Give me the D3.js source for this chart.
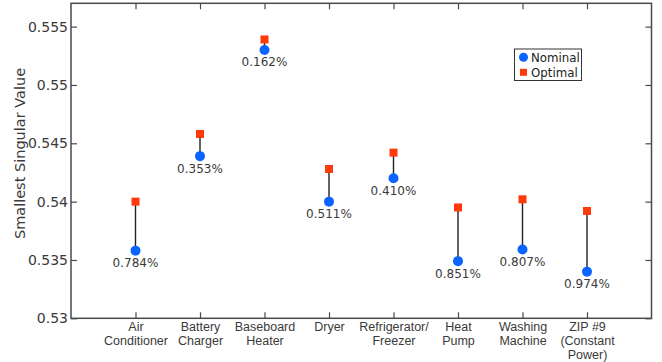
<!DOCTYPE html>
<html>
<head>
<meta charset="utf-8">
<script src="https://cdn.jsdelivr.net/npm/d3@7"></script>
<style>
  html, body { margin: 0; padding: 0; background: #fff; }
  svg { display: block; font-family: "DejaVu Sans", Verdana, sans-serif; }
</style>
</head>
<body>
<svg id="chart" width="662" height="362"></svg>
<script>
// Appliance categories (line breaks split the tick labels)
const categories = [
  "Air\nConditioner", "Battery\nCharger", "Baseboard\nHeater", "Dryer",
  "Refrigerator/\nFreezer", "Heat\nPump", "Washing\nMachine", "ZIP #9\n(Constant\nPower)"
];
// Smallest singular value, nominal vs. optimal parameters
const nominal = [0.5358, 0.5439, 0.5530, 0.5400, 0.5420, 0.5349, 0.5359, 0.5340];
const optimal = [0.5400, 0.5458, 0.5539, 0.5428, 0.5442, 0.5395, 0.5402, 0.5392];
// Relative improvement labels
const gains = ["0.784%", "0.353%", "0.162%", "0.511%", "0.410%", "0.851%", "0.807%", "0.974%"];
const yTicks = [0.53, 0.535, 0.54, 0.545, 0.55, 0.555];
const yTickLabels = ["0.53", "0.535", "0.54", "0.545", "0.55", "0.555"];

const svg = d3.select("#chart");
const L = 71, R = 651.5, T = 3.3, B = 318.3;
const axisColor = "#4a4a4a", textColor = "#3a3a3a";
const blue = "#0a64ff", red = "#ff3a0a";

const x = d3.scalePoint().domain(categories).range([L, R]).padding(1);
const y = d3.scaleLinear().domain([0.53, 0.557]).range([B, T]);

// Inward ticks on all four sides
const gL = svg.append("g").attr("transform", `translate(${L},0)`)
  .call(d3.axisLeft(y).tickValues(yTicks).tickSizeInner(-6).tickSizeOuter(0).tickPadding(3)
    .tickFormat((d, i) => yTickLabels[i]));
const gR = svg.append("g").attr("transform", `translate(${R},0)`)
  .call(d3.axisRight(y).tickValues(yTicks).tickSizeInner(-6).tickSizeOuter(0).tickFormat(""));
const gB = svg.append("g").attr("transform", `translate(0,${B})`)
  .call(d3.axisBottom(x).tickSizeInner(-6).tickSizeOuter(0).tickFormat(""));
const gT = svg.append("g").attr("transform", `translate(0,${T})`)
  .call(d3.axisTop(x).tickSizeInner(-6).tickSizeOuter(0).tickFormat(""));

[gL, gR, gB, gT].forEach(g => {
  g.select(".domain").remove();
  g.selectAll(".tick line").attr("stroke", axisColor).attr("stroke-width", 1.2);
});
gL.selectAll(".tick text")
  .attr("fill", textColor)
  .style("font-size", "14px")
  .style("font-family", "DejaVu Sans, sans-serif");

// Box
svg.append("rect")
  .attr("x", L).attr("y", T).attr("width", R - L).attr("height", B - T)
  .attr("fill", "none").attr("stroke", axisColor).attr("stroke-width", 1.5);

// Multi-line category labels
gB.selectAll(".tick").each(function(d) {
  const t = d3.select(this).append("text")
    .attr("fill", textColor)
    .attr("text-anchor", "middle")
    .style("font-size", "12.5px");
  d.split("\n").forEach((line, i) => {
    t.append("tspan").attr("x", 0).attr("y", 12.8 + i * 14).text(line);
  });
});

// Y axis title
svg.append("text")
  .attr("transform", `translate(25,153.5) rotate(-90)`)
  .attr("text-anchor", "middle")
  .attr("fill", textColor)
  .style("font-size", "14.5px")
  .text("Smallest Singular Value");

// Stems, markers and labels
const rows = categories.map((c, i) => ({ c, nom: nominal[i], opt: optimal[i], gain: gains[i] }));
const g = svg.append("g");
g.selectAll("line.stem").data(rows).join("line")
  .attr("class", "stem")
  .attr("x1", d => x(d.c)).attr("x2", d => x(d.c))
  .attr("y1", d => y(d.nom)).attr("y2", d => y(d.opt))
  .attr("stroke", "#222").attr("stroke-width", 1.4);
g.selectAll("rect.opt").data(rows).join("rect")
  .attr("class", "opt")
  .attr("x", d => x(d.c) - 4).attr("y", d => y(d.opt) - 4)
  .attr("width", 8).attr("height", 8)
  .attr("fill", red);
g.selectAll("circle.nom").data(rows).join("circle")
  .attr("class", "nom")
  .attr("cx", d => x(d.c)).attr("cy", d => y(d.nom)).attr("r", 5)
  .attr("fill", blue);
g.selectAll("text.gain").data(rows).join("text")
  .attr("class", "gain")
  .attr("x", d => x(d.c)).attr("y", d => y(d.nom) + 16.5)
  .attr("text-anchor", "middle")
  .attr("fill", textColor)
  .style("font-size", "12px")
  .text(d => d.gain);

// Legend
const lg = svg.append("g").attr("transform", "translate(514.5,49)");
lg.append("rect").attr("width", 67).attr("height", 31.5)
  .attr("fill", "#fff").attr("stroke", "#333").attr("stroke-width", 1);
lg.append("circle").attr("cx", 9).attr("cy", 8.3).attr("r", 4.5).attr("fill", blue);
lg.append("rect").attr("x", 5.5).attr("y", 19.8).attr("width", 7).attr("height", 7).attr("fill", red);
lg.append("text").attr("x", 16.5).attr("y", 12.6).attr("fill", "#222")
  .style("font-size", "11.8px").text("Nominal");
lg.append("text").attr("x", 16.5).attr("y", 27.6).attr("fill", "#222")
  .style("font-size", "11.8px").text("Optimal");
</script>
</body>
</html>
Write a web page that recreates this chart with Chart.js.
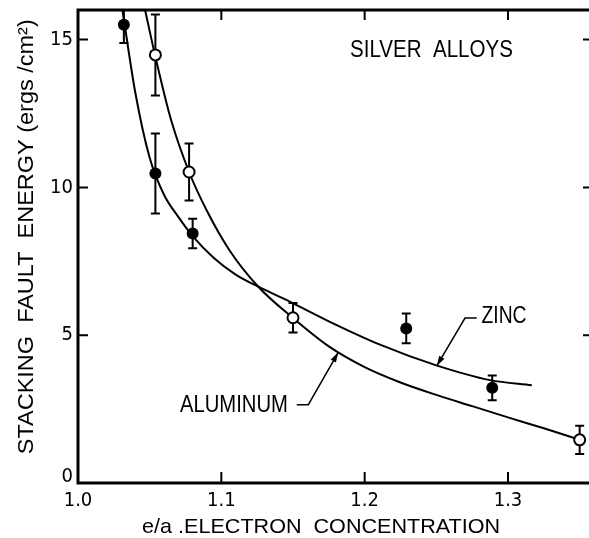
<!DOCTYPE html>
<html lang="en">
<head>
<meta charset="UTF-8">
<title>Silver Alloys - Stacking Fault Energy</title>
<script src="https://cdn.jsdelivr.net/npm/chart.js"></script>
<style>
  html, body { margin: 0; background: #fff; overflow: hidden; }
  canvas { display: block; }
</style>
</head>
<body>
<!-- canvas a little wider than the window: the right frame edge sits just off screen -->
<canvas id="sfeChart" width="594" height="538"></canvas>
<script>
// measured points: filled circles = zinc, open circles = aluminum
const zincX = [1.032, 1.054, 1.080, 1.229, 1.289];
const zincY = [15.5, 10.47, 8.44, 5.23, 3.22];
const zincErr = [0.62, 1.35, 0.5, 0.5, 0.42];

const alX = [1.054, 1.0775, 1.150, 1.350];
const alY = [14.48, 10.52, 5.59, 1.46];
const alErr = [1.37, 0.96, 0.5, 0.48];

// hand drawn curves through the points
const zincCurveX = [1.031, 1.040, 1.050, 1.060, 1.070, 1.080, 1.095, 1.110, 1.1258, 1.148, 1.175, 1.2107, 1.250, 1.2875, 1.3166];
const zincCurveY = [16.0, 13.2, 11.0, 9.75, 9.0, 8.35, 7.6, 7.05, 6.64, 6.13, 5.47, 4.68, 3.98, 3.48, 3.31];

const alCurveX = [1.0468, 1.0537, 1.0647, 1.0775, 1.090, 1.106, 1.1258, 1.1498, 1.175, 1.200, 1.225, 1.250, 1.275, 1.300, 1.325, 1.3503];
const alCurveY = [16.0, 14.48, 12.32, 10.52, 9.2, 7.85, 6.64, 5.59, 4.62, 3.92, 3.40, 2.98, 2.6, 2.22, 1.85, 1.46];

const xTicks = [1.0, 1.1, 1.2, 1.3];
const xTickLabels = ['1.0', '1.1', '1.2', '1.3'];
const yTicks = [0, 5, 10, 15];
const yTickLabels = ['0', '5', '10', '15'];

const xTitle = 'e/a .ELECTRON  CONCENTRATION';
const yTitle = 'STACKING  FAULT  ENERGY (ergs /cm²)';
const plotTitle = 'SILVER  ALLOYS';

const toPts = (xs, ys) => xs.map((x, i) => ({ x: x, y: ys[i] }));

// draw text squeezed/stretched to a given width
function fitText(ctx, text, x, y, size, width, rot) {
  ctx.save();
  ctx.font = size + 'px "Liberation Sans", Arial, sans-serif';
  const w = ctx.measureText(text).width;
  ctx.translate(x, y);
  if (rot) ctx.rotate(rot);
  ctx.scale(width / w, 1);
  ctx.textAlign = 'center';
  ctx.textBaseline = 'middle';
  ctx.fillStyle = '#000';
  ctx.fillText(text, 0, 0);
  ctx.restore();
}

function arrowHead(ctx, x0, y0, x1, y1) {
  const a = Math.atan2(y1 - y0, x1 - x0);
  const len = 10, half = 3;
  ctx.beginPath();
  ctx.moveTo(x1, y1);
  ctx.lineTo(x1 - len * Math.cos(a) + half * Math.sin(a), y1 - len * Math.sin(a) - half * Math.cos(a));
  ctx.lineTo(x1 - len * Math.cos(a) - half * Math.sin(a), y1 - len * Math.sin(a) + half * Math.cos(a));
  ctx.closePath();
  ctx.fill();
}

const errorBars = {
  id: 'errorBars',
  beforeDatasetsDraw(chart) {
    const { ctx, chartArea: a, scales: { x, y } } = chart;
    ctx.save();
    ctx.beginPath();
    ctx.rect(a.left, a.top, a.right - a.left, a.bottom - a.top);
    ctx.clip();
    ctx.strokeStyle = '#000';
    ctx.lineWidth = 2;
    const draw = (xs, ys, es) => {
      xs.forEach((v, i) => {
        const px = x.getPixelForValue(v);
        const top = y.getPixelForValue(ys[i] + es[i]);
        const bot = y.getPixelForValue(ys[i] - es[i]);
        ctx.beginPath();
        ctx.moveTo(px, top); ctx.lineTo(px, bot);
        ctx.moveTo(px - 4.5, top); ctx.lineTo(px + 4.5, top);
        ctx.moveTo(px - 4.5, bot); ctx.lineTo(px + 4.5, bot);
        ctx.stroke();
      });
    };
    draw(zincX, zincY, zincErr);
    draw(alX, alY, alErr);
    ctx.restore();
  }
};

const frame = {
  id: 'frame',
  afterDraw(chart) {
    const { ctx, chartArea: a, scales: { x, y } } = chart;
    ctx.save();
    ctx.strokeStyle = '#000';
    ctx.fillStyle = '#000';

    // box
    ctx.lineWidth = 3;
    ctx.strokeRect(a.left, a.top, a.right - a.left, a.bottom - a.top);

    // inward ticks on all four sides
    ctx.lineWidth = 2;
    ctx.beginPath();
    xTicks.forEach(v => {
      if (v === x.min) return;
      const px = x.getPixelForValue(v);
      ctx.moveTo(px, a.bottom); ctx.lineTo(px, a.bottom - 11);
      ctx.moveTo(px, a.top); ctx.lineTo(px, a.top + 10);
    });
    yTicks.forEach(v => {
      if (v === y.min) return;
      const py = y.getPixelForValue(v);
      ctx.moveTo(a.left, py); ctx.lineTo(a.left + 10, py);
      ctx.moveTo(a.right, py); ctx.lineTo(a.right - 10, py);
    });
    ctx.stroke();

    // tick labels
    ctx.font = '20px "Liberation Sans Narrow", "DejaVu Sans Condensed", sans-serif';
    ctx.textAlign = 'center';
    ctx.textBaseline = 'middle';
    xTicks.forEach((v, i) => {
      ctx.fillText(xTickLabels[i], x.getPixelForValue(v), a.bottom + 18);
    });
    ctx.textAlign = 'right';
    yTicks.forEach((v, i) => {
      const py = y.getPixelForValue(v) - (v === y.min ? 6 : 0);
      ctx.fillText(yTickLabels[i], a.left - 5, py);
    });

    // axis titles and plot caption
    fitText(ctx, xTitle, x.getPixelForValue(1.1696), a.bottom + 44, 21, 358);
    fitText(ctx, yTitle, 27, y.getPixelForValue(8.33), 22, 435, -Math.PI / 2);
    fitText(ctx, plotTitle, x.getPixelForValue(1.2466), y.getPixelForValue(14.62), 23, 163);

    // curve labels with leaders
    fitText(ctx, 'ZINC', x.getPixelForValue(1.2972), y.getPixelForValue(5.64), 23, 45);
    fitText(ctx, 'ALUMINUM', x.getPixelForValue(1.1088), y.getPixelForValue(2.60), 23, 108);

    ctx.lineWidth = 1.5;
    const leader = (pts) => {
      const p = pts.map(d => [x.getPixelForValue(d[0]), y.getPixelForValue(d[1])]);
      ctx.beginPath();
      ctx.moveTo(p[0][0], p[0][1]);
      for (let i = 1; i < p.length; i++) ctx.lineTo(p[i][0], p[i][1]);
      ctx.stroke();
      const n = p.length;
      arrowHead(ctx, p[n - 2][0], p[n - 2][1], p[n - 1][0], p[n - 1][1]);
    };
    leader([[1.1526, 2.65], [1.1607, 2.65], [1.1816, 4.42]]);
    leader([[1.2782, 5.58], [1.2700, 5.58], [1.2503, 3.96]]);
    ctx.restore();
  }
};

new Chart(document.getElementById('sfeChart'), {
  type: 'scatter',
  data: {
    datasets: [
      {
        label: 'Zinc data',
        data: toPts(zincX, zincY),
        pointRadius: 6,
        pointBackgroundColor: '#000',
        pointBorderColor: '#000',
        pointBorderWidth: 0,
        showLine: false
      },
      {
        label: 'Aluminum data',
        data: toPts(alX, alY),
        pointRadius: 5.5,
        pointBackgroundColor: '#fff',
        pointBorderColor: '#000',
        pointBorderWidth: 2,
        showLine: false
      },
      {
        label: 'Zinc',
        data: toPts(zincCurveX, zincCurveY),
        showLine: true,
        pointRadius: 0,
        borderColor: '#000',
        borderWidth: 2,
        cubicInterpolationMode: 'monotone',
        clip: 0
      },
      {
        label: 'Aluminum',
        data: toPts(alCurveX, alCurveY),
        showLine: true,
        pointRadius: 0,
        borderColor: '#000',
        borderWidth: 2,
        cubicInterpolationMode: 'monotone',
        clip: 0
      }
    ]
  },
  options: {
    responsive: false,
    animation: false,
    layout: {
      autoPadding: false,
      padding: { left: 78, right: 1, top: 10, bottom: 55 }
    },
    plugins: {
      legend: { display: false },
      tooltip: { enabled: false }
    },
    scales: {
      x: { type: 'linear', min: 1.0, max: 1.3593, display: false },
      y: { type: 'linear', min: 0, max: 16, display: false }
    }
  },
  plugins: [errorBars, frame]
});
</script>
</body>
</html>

━━━━━━━━━━━━━━━━━━━━

* **Brief**:
Select every line in the material above where the string "this" occurs, and copy it.

* **Written response**:
Give me the D3.js source for this chart.
  const t = d3.select(this).append("text")
Write a web page that recreates this chart with Chart.js.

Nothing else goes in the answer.